Truly, the government’s massive intervention on the central bank’s role and “demonetization policy” are deemed predominantly liable. Marking the national election of 2019, the government was frequently leaning on RBI (Reserve Bank of India) to relax the lending criteria and misuse excess reserves to boost the economy.
Such NPLs (non-performing loan) brought shortage in loanable funds, reflecting a cut-down in private consumption, investment, and savings. Ultimately, aggregate demand slumped with a decrease in aggregate output.
In late October 2019, Deputy Governor Viral Acharya disclosed the issue before the media and warned the government, which ignited a dispute with the central bank and Modi’s government. In December, Governor Urjit Patel resigned abruptly. Following his resignation, the rupee depreciated and fell again on news of appointing a new governor.
In reality, for a well-functioning economy, the collaboration between government and the central bank is essential.
Economists are also blaming the demonetization policy for stagflation. It took the highest value -- 500 and 1,000 -- rupee banknotes out of circulation to close down the black economy, ie, smuggling, corruption, and hideaways of untaxed transactions.
The decision created acute cash shortages all over India for an initial few months and made the manufacturing and construction sectors slack. Manufacturing experienced stagnation (zero growth) and construction industry shrunk by 3.7%.

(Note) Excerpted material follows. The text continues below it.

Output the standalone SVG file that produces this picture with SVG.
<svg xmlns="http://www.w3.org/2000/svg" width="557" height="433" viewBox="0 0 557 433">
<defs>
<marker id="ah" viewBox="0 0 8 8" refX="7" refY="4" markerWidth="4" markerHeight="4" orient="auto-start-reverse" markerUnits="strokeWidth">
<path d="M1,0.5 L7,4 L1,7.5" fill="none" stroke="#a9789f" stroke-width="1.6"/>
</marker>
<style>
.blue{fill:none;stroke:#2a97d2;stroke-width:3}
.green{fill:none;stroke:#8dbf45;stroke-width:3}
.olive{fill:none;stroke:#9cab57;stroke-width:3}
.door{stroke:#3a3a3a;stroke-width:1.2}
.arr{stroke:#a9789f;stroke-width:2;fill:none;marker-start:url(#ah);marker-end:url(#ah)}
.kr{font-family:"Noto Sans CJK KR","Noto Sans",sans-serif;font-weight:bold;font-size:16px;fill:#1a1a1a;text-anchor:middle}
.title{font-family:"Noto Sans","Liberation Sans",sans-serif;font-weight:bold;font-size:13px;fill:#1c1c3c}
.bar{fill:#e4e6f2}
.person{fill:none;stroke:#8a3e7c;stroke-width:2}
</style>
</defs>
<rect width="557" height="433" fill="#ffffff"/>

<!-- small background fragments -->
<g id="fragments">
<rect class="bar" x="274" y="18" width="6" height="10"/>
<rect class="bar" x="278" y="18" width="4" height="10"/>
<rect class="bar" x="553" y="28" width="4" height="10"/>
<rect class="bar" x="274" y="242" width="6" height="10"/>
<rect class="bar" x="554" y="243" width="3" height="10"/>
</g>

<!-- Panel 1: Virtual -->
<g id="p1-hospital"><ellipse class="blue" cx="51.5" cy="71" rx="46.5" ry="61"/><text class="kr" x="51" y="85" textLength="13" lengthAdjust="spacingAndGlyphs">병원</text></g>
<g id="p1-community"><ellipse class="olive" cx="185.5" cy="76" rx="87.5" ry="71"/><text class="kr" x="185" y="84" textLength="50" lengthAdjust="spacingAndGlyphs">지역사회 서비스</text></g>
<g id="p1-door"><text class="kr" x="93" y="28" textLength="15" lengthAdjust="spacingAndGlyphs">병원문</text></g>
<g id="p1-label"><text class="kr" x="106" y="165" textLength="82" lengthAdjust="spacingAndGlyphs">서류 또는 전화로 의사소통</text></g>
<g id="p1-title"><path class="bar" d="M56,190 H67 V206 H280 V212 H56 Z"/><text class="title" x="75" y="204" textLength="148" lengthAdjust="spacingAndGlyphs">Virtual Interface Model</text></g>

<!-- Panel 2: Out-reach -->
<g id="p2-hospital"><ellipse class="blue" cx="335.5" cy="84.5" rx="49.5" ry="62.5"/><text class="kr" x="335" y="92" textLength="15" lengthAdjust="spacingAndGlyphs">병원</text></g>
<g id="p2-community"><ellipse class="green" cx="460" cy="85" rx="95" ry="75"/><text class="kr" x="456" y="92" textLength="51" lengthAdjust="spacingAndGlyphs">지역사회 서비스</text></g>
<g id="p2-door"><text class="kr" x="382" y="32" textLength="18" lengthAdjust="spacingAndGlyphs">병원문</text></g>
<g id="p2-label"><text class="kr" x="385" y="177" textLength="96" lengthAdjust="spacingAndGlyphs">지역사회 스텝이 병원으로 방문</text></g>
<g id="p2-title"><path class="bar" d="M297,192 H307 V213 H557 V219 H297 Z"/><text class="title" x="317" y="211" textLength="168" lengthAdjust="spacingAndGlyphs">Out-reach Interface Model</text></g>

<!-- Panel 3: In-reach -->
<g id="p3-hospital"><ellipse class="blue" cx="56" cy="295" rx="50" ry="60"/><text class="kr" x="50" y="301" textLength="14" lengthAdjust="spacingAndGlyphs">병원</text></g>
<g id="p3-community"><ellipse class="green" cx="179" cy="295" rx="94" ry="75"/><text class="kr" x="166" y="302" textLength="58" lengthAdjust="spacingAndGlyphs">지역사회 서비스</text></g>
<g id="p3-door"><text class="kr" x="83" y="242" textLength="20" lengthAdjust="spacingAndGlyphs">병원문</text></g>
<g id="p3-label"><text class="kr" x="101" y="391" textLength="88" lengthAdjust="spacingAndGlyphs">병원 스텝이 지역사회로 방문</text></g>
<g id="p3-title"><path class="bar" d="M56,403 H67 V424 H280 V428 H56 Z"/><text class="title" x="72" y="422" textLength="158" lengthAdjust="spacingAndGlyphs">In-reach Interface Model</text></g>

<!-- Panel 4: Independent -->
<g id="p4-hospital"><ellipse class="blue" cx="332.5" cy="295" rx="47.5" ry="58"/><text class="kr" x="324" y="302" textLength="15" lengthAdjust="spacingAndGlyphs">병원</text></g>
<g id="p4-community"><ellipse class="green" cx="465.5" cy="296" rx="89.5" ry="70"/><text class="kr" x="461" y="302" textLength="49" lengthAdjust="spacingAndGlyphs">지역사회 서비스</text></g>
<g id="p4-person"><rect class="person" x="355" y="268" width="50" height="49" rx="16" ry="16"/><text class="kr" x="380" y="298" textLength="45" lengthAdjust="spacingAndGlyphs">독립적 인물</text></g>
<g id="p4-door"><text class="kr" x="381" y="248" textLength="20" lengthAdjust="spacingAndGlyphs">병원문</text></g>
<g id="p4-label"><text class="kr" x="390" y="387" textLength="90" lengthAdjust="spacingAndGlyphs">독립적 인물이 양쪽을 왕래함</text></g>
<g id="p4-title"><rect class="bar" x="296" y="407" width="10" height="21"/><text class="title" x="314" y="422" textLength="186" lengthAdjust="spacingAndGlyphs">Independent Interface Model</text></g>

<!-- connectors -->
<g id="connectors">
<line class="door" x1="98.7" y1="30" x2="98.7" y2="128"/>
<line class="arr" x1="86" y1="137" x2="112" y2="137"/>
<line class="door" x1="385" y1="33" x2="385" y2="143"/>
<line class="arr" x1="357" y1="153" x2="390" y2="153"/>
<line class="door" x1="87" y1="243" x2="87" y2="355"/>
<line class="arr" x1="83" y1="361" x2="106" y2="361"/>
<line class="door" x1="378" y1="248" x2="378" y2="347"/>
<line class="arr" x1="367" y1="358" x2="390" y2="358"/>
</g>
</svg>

Indian Economist Gurchuran Das said: “Demonetization was a big mistake. What this has done is put us back about six months. We should have been inching towards 8% annual growth, but have ended up around 7.1%. Already, we were having problems creating jobs, but demonetization has exacerbated it by a couple of quarters.”
Over the years, while India’s looming economy has been the “talk of conferences,” Bangladesh’s booming economy is also a leading one. Standard Chartered India asserts, if India and Bangladesh manage to retain economic conditions as they are now, the latter’s PPI (Per Capita Income) will amount to $5,734.6 -- exceeding India’s by 2030.

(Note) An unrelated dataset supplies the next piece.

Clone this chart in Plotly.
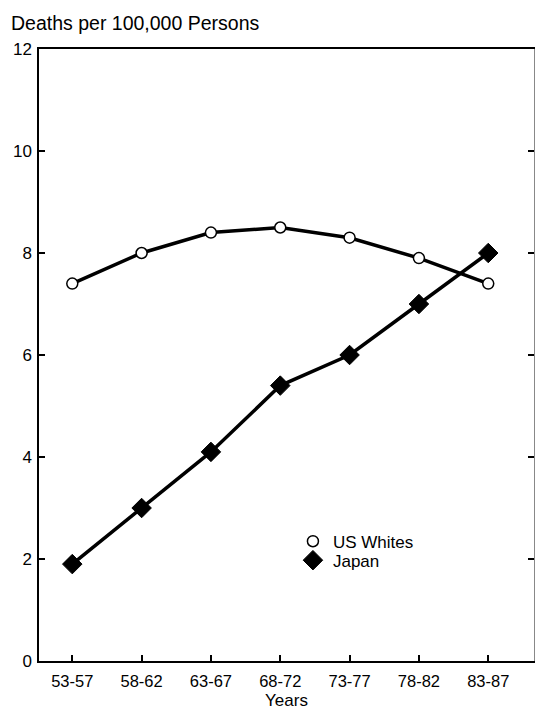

It’s remarkable that bilateral trade between Bangladesh and India stood at $9.5 billion in 2017-18 and in FY2019 it increased to $9.85 billion. Posting 85% contribution to the nation’s exports, the RMG sector is a major driver of our economic growth.

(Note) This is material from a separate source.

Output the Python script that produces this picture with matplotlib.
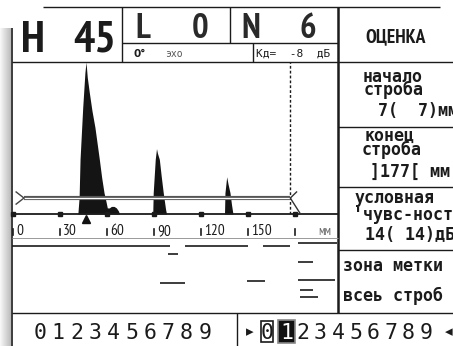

But its raw materials -- cotton, yarn, fabrics -- are largely imported from India. Hence, imports are strategically important for the industry to thrive and persist.
On the other hand, it can have multiple effects on bilateral trade. Aggregate output and aggregate income are diminishing there. So, Bangladesh has been unable to clear its market demands with declining imports. With this downturn, our economy is likely to face trade restrictions by India as it tries to keep imports lower and exports higher to maintain trade balance, thereby protecting aggregate demand from further deterioration.
Furthermore, many Indian items will not be moving out of inventories, owing to stagflation. To clear them, there are higher possibilities that Indian products will be “dumped” in our local markets, making their net exports higher. Then, it will lead our trade deficit up with India as imports rise.
Indeed, the effects of stagflation range widely. It may avert Bangladesh from the full-fledged benefit of regional trade, faced by market dumping and imposing trade restrictions.
In order to attain higher economic benefits, policy-makers must leverage the urgency by focusing on holistic approaches and devising appropriate strategies to protect the economy.
Ahmad Bhuiyan is a student of Economics, University of Dhaka.